The Saudi group’s gross profit for the year was up 5.3% at US$1.37bn, but operational profit fell almost 20% from 2014, to US$529m. The group’s net income before capital gains and exceptional items was 23% down on the year before, at US$397m, below the firm’s own target of US$435m – which it blamed on its aggressive retail expansion.
Savola misses subsidiary income
In an announcement to the Saudi Tadawul, Savola said of its full-year results: “[The decline] is attributed mainly due to the lower share of profit from one of the associates and disposal of Plastic Sector during Q1 of 2015. This is despite recording the insurance claim settlement for the fire in raw sugar warehouse in 2013, gain on sale of land, no impairment in non-core investment, lower net financial charges, zakat and income tax and minority share in income.
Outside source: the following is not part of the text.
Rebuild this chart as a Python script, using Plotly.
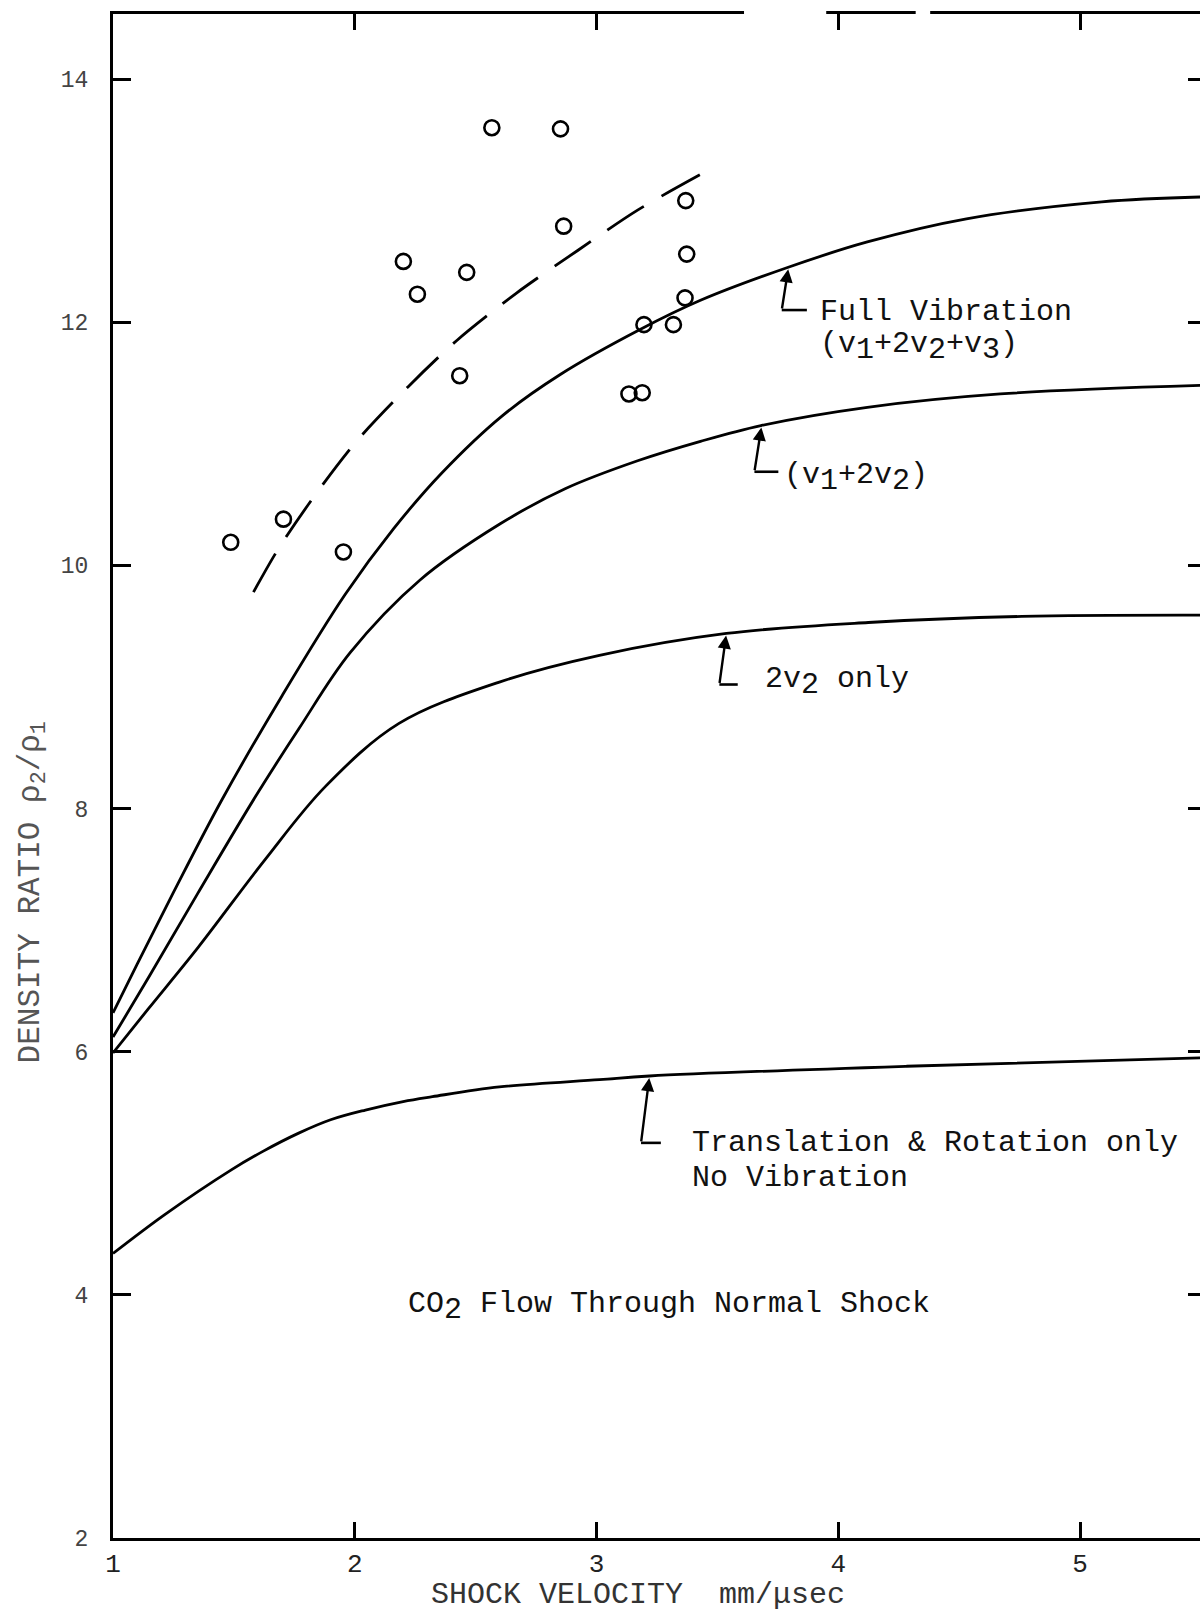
import numpy as np
import plotly.graph_objects as go

# ---------------- data ----------------
full_vib_x = [1.0, 1.1, 1.25, 1.45, 1.7, 1.96, 2.16, 2.36, 2.61, 2.85, 3.18, 3.43, 3.79, 4.12, 4.53, 5.09, 5.5]
full_vib_y = [6.32, 6.72, 7.31, 8.07, 8.93, 9.76, 10.30, 10.76, 11.23, 11.57, 11.94, 12.18, 12.45, 12.66, 12.85, 12.99, 13.03]

v12_x = [1.0, 1.15, 1.35, 1.59, 1.77, 1.98, 2.27, 2.6, 2.87, 3.17, 3.43, 3.68, 4.12, 4.67, 5.5]
v12_y = [6.12, 6.62, 7.30, 8.10, 8.66, 9.28, 9.88, 10.34, 10.63, 10.86, 11.02, 11.15, 11.30, 11.41, 11.48]

v2_x = [1.0, 1.145, 1.353, 1.629, 1.878, 2.183, 2.598, 3.012, 3.537, 4.124, 4.759, 5.5]
v2_y = [5.99, 6.35, 6.86, 7.58, 8.18, 8.70, 9.04, 9.26, 9.44, 9.53, 9.58, 9.59]

trans_x = [1.0, 1.214, 1.491, 1.62, 1.768, 1.9, 2.044, 2.2, 2.321, 2.598, 3.012, 3.219, 4.282, 5.5]
trans_y = [4.34, 4.66, 5.03, 5.18, 5.33, 5.44, 5.52, 5.59, 5.63, 5.71, 5.77, 5.80, 5.88, 5.95]

dash_x = [1.581, 1.682, 1.833, 2.007, 2.221, 2.422, 2.669, 2.922, 3.168, 3.434]
dash_y = [9.78, 10.13, 10.57, 11.02, 11.47, 11.85, 12.24, 12.59, 12.92, 13.22]

exp_x = [1.487, 1.705, 1.953, 2.201, 2.259, 2.463, 2.434, 2.567, 2.851, 2.864,
         3.134, 3.189, 3.196, 3.318, 3.369, 3.373, 3.366]
exp_y = [10.19, 10.38, 10.11, 12.50, 12.23, 12.41, 11.56, 13.60, 13.59, 12.79,
         11.41, 11.42, 11.98, 11.98, 13.00, 12.56, 12.20]

x_ticks = [1, 2, 3, 4, 5]
y_ticks = [2, 4, 6, 8, 10, 12, 14]
y_ticks_right = [4, 6, 8, 10, 12, 14]

# breaks in the scanned top frame line (x data units)
top_gaps = [(3.61, 3.95), (4.32, 4.38)]

FONT = "Liberation Mono, Courier New, monospace"
LW = 2.8
X_RANGE = [1, 5.496]
Y_RANGE = [2, 14.535]
LABEL_SIZE = 30

fig = go.Figure()

for xs, ys in [(full_vib_x, full_vib_y), (v12_x, v12_y), (v2_x, v2_y), (trans_x, trans_y)]:
    fig.add_trace(go.Scatter(x=xs, y=ys, mode="lines",
                             line=dict(color="black", width=LW, shape="spline", smoothing=1.0),
                             showlegend=False, hoverinfo="skip"))

fig.add_trace(go.Scatter(x=dash_x, y=dash_y, mode="lines",
                         line=dict(color="black", width=LW, dash="44px,20px", shape="spline", smoothing=0.8),
                         showlegend=False, hoverinfo="skip"))

fig.add_trace(go.Scatter(x=exp_x, y=exp_y, mode="markers",
                         marker=dict(symbol="circle-open", size=15, color="black",
                                     line=dict(width=2.6, color="black")),
                         showlegend=False))

# trace on right axis (for mirrored inner ticks)
fig.add_trace(go.Scatter(x=[None], y=[None], yaxis="y2", showlegend=False, hoverinfo="skip"))

# ---------------- leaders & labels ----------------
def leader(curve_x, curve_y, tip_x, corner_x, corner_y, foot_x):
    tip_y = float(np.interp(tip_x, curve_x, curve_y))
    fig.add_annotation(x=tip_x, y=tip_y, ax=corner_x, ay=corner_y, axref="x", ayref="y",
                       xref="x", yref="y", text="", showarrow=True, arrowhead=2, arrowsize=1.1,
                       arrowwidth=2.4, arrowcolor="black", standoff=2)
    fig.add_shape(type="line", x0=corner_x, y0=corner_y, x1=foot_x, y1=corner_y,
                  xref="x", yref="y", line=dict(color="black", width=2.6))

def label(x, y, text, size=LABEL_SIZE):
    fig.add_annotation(x=x, y=y, xref="x", yref="y", text=text, showarrow=False,
                       xanchor="left", yanchor="middle", font=dict(family=FONT, size=size, color="#111"))

S = '<sub><span style="font-size:%dpx">%%s</span></sub>' % LABEL_SIZE

leader(full_vib_x, full_vib_y, 3.794, 3.766, 12.10, 3.870)
label(3.918, 12.08, "Full Vibration")
label(3.918, 11.80, "(v" + S % "1" + "+2v" + S % "2" + "+v" + S % "3" + ")")

leader(v12_x, v12_y, 3.683, 3.653, 10.77, 3.752)
label(3.766, 10.72, "(v" + S % "1" + "+2v" + S % "2" + ")")

leader(v2_x, v2_y, 3.537, 3.508, 9.02, 3.584)
label(3.687, 9.04, "2v" + S % "2" + " only")

leader(trans_x, trans_y, 3.219, 3.184, 5.25, 3.266)
label(3.386, 5.245, "Translation & Rotation only")
label(3.386, 4.965, "No Vibration")

label(2.212, 3.90, "CO" + S % "2" + " Flow Through Normal Shock")

# axis titles
fig.add_annotation(x=3.172, y=-0.0374, xref="x", yref="paper", text="SHOCK VELOCITY  mm/\u03bcsec",
                   showarrow=False, xanchor="center", yanchor="middle",
                   font=dict(family=FONT, size=30, color="#333"))
fig.add_annotation(x=-0.0736, y=7.31, xref="paper", yref="y",
                   text="DENSITY RATIO \u03c1<sub>2</sub>/\u03c1<sub>1</sub>",
                   showarrow=False, textangle=-90, xanchor="center", yanchor="middle",
                   font=dict(family=FONT, size=31, color="#555"))

# gaps in the top frame line
for g0, g1 in top_gaps:
    fig.add_shape(type="rect", x0=g0, x1=g1, y0=0.9965, y1=1.0035, xref="x", yref="paper",
                  fillcolor="white", line=dict(width=0), layer="above")

fig.update_layout(
    width=1200, height=1613,
    margin=dict(l=113, r=0, t=14, b=75),
    paper_bgcolor="white", plot_bgcolor="white",
    showlegend=False,
    xaxis=dict(range=X_RANGE, tickvals=x_ticks, ticktext=[str(v) for v in x_ticks],
               ticks="inside", ticklen=16, tickwidth=3, tickcolor="black",
               showline=True, linewidth=3, linecolor="black", mirror="ticks",
               showgrid=False, zeroline=False, ticklabelstandoff=0,
               tickfont=dict(family=FONT, size=26, color="#222")),
    yaxis=dict(range=Y_RANGE, tickvals=y_ticks, ticktext=[str(v) for v in y_ticks],
               ticks="inside", ticklen=18, tickwidth=3, tickcolor="black",
               showline=True, linewidth=3, linecolor="black",
               showgrid=False, zeroline=False, ticklabelstandoff=17,
               tickfont=dict(family=FONT, size=23, color="#444")),
    yaxis2=dict(range=Y_RANGE, overlaying="y", side="right", anchor="x",
                tickvals=y_ticks_right, ticks="inside", ticklen=12, tickwidth=3, tickcolor="black",
                showline=False, showticklabels=False, showgrid=False, zeroline=False),
)

# remove the page's default 8px body margin so the figure fills the window exactly
fig.write_html("out.html",
               config={"displayModeBar": False},
               post_script="document.body.style.margin='0';document.body.style.overflow='hidden';")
“Gross profit is higher mainly due to increased revenue from retail sector partly off-set by lower gross profit in food sector. Operating income is lower mainly due to increased operating expenses, which were higher primarily as a result of opening of new stores in retail sector compared to same period last year,” the statement added.
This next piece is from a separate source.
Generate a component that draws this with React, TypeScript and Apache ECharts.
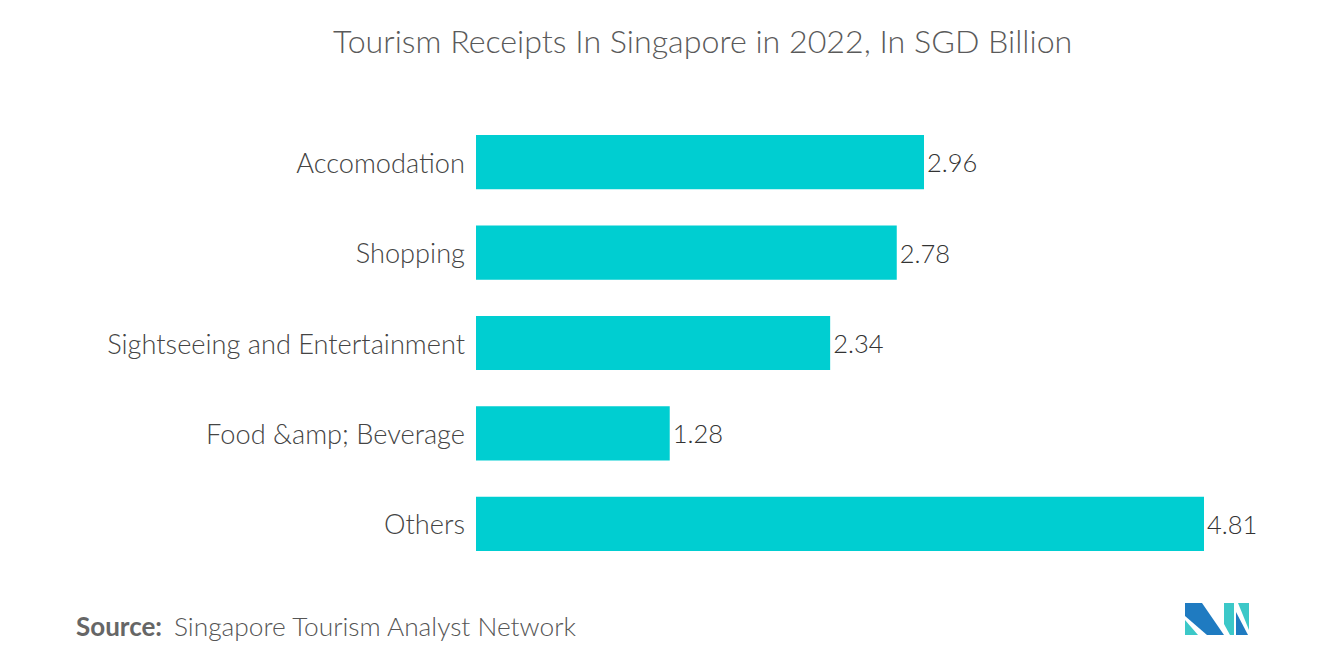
import React, { useEffect, useRef } from "react";
import * as echarts from "echarts";

const categories = ["Accomodation", "Shopping", "Sightseeing and Entertainment", "Food &amp; Beverage", "Others"];
const values = [2.96, 2.78, 2.34, 1.28, 4.81];
const titleText = "Tourism Receipts In Singapore in 2022, In SGD Billion";
const sourceLabel = "Source:";
const sourceText = "Singapore Tourism Analyst Network";

export default function App() {
  const ref = useRef<HTMLDivElement>(null);
  useEffect(() => {
    if (!ref.current) return;
    const chart = echarts.init(ref.current, undefined, { renderer: "svg" });
    const font = "Lato, 'Noto Sans', sans-serif";
    chart.setOption({
      animation: false,
      backgroundColor: "#ffffff",
      title: {
        text: titleText,
        left: 328,
        top: 19,
        textStyle: { fontFamily: font, fontSize: 32.2, fontWeight: 300, color: "#5a5a5a" },
      },
      grid: { left: 476, width: 728, top: 117, height: 452, containLabel: false },
      xAxis: {
        type: "value",
        min: 0,
        max: 4.81,
        show: false,
      },
      yAxis: {
        type: "category",
        data: categories,
        inverse: true,
        axisLine: { show: false },
        axisTick: { show: false },
        splitLine: { show: false },
        axisLabel: { fontFamily: font, fontSize: 27.2, fontWeight: 300, color: "#444444", margin: 11 },
      },
      series: [
        {
          type: "bar",
          data: values,
          barCategoryGap: "40%",
          itemStyle: { color: "#00CED1" },
          label: {
            show: true,
            position: "right",
            distance: 3,
            fontFamily: font,
            fontSize: 25.5,
            fontWeight: 300,
            color: "#333333",
          },
        },
      ],
      graphic: [
        {
          type: "text",
          left: 76,
          top: 613,
          style: { text: sourceLabel, fontFamily: font, fontSize: 26, fontWeight: "bold", fill: "#666666" },
        },
        {
          type: "text",
          left: 174,
          top: 613,
          style: { text: sourceText, fontFamily: font, fontSize: 26.3, fontWeight: 300, fill: "#555555" },
        },
        { type: "polygon", shape: { points: [[1185, 603], [1202, 603], [1224, 635], [1207, 635], [1185, 616]] }, style: { fill: "#1f7bc1" } },
        { type: "polygon", shape: { points: [[1185, 620], [1185, 635], [1198, 635]] }, style: { fill: "#3cc8c8" } },
        { type: "polygon", shape: { points: [[1224, 603], [1234, 603], [1234, 635], [1230, 635], [1224, 624]] }, style: { fill: "#3cc8c8" } },
        { type: "polygon", shape: { points: [[1236, 612], [1248, 635], [1236, 635]] }, style: { fill: "#1f7bc1" } },
        { type: "polygon", shape: { points: [[1238, 603], [1249, 603], [1249, 630]] }, style: { fill: "#3cc8c8" } },
      ],
    });
    return () => chart.dispose();
  }, []);
  return <div ref={ref} style={{ position: "fixed", left: 0, top: 0, width: 1320, height: 665 }} />;
}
Savola has been selling off a number of its subsidiaries for the last few years, as it aims to tighten its focus on its core food businesses.
It recorded a net profit for its fourth quarter of US$137.4m, ahead of the US$127.6m analysts polled by Reuters had predicted. Savola attributed its Q4 performance to the insurance payout for the fire at its sugar facility in 2013, along with the sale of land. Gross profit and operational profit were both down year-on-year – by more than 12% in the case of the latter – for the quarter.
Utility costs to rise
Just over a week before Savola announced its annual results, it released information on the increase in costs it expected to see this year due to the Saudi government’s move to increase electricity, water and fuel prices. The group said it expected costs to rise by almost US$28m for 2016 – well below the US$53.3m Almarai has forecast.
Also before its results announcement, the firm said it had appointed Rayan Mohammed Fayez as its next chief executive. Fayez was formerly CEO of bank JP Morgan’s Saudi branch, and will take over from current CEO Abdullah Mohammed Nour Rahemi on 1 March.
Rahemi, aged 65, will stay on as managing director of Savola until 30 June, coinciding with the end of the board of governors’ current term. When he steps down as CEO, he will have been in the role just over a year – Rahemi took over from previous CEO Abdulraouf Manna on 1 January 2015.